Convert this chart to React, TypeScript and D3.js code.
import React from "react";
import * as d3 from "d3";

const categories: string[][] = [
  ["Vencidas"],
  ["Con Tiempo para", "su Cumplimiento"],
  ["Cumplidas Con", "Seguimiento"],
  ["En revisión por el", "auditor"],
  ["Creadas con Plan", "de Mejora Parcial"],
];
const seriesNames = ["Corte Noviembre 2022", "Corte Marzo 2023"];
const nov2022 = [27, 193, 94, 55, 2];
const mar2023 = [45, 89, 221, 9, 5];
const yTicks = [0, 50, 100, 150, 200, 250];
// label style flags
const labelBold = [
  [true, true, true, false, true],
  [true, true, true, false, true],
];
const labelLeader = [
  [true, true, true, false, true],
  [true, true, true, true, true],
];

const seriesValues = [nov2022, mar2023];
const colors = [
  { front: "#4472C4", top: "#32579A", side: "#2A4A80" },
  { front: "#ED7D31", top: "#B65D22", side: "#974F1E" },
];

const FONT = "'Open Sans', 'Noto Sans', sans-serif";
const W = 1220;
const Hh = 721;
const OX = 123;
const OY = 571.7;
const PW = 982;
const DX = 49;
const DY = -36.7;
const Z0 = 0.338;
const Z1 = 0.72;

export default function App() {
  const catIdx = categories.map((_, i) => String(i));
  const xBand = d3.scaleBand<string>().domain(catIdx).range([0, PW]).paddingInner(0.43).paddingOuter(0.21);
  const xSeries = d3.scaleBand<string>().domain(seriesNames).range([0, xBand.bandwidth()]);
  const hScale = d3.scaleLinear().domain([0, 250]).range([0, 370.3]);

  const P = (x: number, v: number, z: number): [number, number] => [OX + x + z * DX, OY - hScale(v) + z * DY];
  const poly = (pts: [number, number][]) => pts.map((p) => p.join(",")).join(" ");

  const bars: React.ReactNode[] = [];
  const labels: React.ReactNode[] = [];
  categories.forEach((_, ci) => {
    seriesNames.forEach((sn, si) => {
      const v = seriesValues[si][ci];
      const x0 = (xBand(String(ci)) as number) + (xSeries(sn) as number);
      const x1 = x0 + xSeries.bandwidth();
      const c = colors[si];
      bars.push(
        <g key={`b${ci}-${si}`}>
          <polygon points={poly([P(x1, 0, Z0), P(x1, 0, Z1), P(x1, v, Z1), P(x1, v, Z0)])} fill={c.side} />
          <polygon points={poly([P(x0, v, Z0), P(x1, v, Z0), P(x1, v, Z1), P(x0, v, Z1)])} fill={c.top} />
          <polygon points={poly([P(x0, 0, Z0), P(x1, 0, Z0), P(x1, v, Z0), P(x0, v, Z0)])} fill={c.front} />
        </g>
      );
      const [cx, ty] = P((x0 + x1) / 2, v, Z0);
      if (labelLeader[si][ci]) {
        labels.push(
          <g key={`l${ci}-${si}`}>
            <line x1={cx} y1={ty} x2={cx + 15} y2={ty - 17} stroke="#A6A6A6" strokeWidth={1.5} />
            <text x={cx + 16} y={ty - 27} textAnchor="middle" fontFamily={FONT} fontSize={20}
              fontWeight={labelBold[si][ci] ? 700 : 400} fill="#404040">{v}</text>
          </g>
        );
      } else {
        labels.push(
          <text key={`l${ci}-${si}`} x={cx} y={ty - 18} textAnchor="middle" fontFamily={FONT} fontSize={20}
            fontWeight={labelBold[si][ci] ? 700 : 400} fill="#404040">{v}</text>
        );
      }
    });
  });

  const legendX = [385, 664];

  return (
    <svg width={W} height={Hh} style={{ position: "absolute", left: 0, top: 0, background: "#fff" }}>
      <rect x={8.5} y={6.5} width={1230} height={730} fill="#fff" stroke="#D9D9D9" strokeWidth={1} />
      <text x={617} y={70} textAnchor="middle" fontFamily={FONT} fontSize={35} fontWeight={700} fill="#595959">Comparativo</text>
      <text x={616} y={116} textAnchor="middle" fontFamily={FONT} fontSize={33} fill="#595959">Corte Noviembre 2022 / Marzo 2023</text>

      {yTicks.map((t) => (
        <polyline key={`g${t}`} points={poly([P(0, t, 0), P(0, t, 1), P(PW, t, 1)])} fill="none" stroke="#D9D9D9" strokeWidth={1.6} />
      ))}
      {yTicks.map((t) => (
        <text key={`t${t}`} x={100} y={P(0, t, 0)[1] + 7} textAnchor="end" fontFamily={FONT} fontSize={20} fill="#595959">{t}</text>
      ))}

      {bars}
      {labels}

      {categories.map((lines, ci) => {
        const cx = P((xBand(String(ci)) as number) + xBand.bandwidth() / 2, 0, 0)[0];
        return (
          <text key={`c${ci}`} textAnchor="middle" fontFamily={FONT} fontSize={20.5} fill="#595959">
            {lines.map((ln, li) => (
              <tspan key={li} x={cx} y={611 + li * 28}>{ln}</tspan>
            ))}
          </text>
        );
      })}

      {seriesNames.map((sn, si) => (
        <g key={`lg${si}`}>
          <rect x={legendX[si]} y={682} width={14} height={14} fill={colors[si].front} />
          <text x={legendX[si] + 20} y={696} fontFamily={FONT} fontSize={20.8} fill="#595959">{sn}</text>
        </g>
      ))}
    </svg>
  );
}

▸ **INSTRUCTIONS TO FOLLOW**
From the opening line of the data above through the line that contains "import * as", please print each line as it stands and only those lines.

▸ **FINISHED EXERCISE**
Convert this chart to React, TypeScript and D3.js code.
import React from "react";
import * as d3 from "d3";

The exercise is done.